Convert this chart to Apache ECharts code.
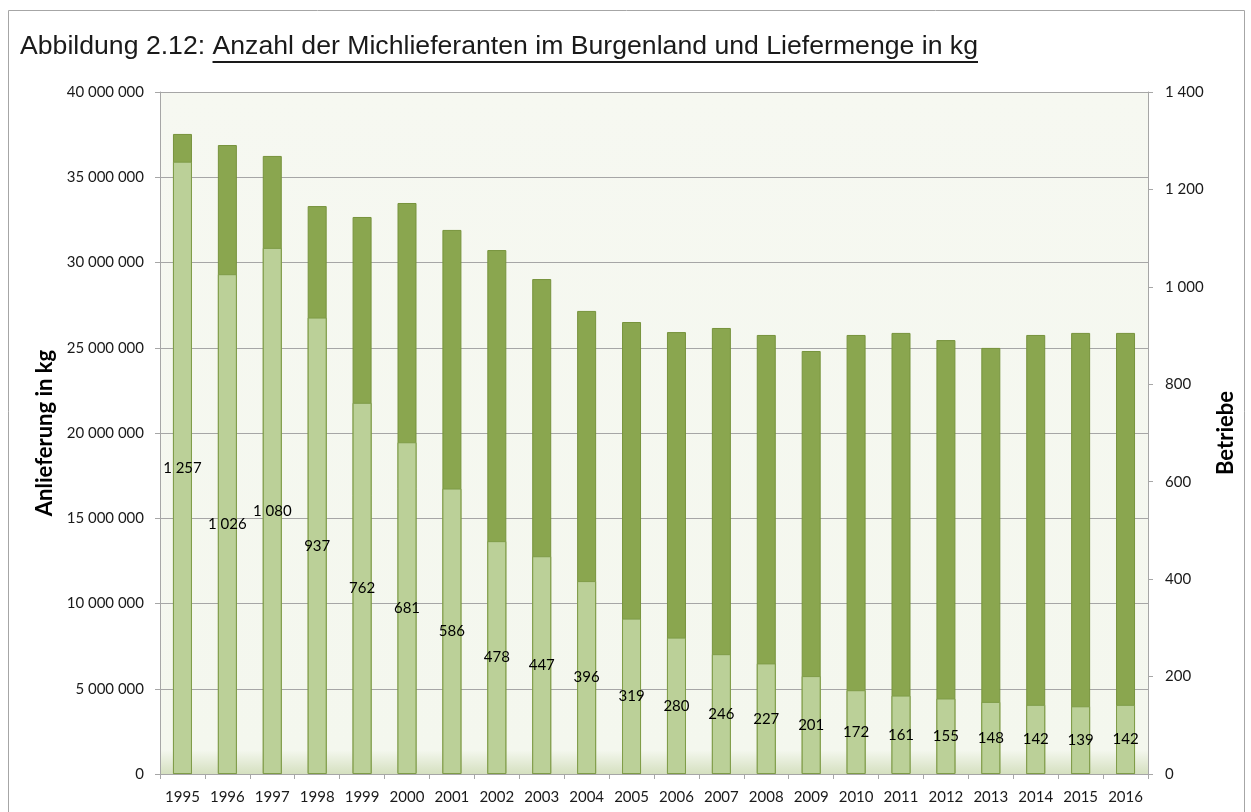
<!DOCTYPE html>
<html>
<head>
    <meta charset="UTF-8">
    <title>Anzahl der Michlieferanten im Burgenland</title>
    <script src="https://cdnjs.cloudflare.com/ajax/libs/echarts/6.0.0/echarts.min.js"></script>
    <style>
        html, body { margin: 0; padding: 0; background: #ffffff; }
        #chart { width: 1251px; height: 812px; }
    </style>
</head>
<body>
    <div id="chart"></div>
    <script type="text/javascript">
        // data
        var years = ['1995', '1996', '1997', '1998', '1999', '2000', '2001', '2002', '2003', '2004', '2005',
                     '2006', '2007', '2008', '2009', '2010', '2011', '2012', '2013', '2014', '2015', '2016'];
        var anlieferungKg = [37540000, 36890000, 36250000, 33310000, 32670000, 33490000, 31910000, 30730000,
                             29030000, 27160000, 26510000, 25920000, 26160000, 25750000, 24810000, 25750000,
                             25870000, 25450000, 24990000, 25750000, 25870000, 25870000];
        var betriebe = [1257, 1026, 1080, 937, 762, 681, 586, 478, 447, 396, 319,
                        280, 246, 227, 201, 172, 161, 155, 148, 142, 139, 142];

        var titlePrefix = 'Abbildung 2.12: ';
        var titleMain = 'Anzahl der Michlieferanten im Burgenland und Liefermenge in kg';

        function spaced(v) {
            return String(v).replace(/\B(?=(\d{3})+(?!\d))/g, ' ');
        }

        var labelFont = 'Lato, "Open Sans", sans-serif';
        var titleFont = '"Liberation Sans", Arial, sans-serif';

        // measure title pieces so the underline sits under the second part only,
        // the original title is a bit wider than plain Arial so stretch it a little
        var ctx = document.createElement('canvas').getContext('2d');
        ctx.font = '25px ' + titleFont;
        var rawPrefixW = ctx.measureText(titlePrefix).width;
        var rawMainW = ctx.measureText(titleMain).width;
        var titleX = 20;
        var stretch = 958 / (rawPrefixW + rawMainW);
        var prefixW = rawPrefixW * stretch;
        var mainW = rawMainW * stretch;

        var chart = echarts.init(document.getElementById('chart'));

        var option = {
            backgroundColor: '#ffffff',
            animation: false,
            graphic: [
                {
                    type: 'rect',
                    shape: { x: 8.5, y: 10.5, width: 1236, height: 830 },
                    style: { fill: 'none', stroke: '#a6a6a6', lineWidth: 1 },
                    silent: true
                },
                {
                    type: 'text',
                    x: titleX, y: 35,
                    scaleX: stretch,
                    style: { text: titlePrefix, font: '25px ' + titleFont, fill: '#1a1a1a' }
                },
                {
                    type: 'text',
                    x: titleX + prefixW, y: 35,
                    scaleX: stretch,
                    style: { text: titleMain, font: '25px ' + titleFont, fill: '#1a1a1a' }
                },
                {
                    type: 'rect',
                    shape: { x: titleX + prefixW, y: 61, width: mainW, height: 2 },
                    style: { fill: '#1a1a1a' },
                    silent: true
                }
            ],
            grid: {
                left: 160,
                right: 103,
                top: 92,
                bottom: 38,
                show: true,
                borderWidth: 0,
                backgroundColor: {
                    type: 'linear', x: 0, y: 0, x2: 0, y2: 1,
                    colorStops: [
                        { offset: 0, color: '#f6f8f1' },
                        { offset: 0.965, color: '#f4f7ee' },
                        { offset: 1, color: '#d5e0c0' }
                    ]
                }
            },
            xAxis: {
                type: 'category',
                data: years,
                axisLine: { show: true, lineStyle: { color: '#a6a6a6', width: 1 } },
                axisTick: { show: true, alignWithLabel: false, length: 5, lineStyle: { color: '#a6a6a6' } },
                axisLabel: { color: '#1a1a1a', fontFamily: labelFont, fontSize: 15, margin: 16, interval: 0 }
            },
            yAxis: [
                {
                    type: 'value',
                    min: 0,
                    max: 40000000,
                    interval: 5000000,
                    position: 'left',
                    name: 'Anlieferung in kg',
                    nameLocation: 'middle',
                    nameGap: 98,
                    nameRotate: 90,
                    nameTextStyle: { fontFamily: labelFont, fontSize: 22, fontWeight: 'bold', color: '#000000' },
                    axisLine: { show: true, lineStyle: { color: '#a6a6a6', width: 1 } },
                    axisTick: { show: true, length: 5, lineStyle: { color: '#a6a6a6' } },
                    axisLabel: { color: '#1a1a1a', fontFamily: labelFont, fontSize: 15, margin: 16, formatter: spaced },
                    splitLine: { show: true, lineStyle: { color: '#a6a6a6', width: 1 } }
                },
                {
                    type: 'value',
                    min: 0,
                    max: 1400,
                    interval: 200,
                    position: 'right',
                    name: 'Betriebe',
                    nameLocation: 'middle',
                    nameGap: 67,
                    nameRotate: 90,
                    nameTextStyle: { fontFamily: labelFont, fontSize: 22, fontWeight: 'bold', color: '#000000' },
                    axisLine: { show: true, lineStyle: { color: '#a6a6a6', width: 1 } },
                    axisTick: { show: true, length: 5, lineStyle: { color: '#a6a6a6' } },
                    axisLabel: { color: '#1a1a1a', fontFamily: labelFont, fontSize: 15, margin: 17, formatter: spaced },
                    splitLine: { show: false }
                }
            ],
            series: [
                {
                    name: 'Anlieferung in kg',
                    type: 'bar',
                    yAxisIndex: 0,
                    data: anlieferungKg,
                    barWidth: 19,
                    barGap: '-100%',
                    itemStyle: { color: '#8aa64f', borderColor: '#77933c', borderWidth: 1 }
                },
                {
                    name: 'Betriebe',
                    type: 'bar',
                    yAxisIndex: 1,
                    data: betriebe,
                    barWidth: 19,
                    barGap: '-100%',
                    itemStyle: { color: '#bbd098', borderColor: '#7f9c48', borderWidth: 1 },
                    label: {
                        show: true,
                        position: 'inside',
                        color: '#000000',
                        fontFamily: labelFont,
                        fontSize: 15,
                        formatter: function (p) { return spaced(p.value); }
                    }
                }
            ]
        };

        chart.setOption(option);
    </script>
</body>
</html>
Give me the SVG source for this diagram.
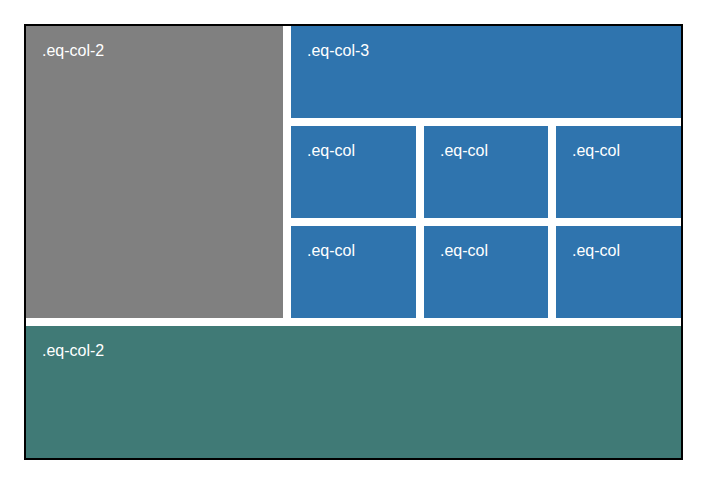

__What is expected__. Skip the pictures, then retype every line above exactly.

__Solution to the problem__.
Convert this chart to Apache ECharts code.
<!DOCTYPE html>
<html>
<head>
    <meta charset="UTF-8">
    <title>Anzahl der Michlieferanten im Burgenland</title>
    <script src="https://cdnjs.cloudflare.com/ajax/libs/echarts/6.0.0/echarts.min.js"></script>
    <style>
        html, body { margin: 0; padding: 0; background: #ffffff; }
        #chart { width: 1251px; height: 812px; }
    </style>
</head>
<body>
    <div id="chart"></div>
    <script type="text/javascript">
        // data
        var years = ['1995', '1996', '1997', '1998', '1999', '2000', '2001', '2002', '2003', '2004', '2005',
                     '2006', '2007', '2008', '2009', '2010', '2011', '2012', '2013', '2014', '2015', '2016'];
        var anlieferungKg = [37540000, 36890000, 36250000, 33310000, 32670000, 33490000, 31910000, 30730000,
                             29030000, 27160000, 26510000, 25920000, 26160000, 25750000, 24810000, 25750000,
                             25870000, 25450000, 24990000, 25750000, 25870000, 25870000];
        var betriebe = [1257, 1026, 1080, 937, 762, 681, 586, 478, 447, 396, 319,
                        280, 246, 227, 201, 172, 161, 155, 148, 142, 139, 142];

        var titlePrefix = 'Abbildung 2.12: ';
        var titleMain = 'Anzahl der Michlieferanten im Burgenland und Liefermenge in kg';

        function spaced(v) {
            return String(v).replace(/\B(?=(\d{3})+(?!\d))/g, ' ');
        }

        var labelFont = 'Lato, "Open Sans", sans-serif';
        var titleFont = '"Liberation Sans", Arial, sans-serif';

        // measure title pieces so the underline sits under the second part only,
        // the original title is a bit wider than plain Arial so stretch it a little
        var ctx = document.createElement('canvas').getContext('2d');
        ctx.font = '25px ' + titleFont;
        var rawPrefixW = ctx.measureText(titlePrefix).width;
        var rawMainW = ctx.measureText(titleMain).width;
        var titleX = 20;
        var stretch = 958 / (rawPrefixW + rawMainW);
        var prefixW = rawPrefixW * stretch;
        var mainW = rawMainW * stretch;

        var chart = echarts.init(document.getElementById('chart'));

        var option = {
            backgroundColor: '#ffffff',
            animation: false,
            graphic: [
                {
                    type: 'rect',
                    shape: { x: 8.5, y: 10.5, width: 1236, height: 830 },
                    style: { fill: 'none', stroke: '#a6a6a6', lineWidth: 1 },
                    silent: true
                },
                {
                    type: 'text',
                    x: titleX, y: 35,
                    scaleX: stretch,
                    style: { text: titlePrefix, font: '25px ' + titleFont, fill: '#1a1a1a' }
                },
                {
                    type: 'text',
                    x: titleX + prefixW, y: 35,
                    scaleX: stretch,
                    style: { text: titleMain, font: '25px ' + titleFont, fill: '#1a1a1a' }
                },
                {
                    type: 'rect',
                    shape: { x: titleX + prefixW, y: 61, width: mainW, height: 2 },
                    style: { fill: '#1a1a1a' },
                    silent: true
                }
            ],
            grid: {
                left: 160,
                right: 103,
                top: 92,
                bottom: 38,
                show: true,
                borderWidth: 0,
                backgroundColor: {
                    type: 'linear', x: 0, y: 0, x2: 0, y2: 1,
                    colorStops: [
                        { offset: 0, color: '#f6f8f1' },
                        { offset: 0.965, color: '#f4f7ee' },
                        { offset: 1, color: '#d5e0c0' }
                    ]
                }
            },
            xAxis: {
                type: 'category',
                data: years,
                axisLine: { show: true, lineStyle: { color: '#a6a6a6', width: 1 } },
                axisTick: { show: true, alignWithLabel: false, length: 5, lineStyle: { color: '#a6a6a6' } },
                axisLabel: { color: '#1a1a1a', fontFamily: labelFont, fontSize: 15, margin: 16, interval: 0 }
            },
            yAxis: [
                {
                    type: 'value',
                    min: 0,
                    max: 40000000,
                    interval: 5000000,
                    position: 'left',
                    name: 'Anlieferung in kg',
                    nameLocation: 'middle',
                    nameGap: 98,
                    nameRotate: 90,
                    nameTextStyle: { fontFamily: labelFont, fontSize: 22, fontWeight: 'bold', color: '#000000' },
                    axisLine: { show: true, lineStyle: { color: '#a6a6a6', width: 1 } },
                    axisTick: { show: true, length: 5, lineStyle: { color: '#a6a6a6' } },
                    axisLabel: { color: '#1a1a1a', fontFamily: labelFont, fontSize: 15, margin: 16, formatter: spaced },
                    splitLine: { show: true, lineStyle: { color: '#a6a6a6', width: 1 } }
                },
                {
                    type: 'value',
                    min: 0,
                    max: 1400,
                    interval: 200,
                    position: 'right',
                    name: 'Betriebe',
                    nameLocation: 'middle',
                    nameGap: 67,
                    nameRotate: 90,
                    nameTextStyle: { fontFamily: labelFont, fontSize: 22, fontWeight: 'bold', color: '#000000' },
                    axisLine: { show: true, lineStyle: { color: '#a6a6a6', width: 1 } },
                    axisTick: { show: true, length: 5, lineStyle: { color: '#a6a6a6' } },
                    axisLabel: { color: '#1a1a1a', fontFamily: labelFont, fontSize: 15, margin: 17, formatter: spaced },
                    splitLine: { show: false }
                }
            ],
            series: [
                {
                    name: 'Anlieferung in kg',
                    type: 'bar',
                    yAxisIndex: 0,
                    data: anlieferungKg,
                    barWidth: 19,
                    barGap: '-100%',
                    itemStyle: { color: '#8aa64f', borderColor: '#77933c', borderWidth: 1 }
                },
                {
                    name: 'Betriebe',
                    type: 'bar',
                    yAxisIndex: 1,
                    data: betriebe,
                    barWidth: 19,
                    barGap: '-100%',
                    itemStyle: { color: '#bbd098', borderColor: '#7f9c48', borderWidth: 1 },
                    label: {
                        show: true,
                        position: 'inside',
                        color: '#000000',
                        fontFamily: labelFont,
                        fontSize: 15,
                        formatter: function (p) { return spaced(p.value); }
                    }
                }
            ]
        };

        chart.setOption(option);
    </script>
</body>
</html>
Give me the SVG source for this diagram.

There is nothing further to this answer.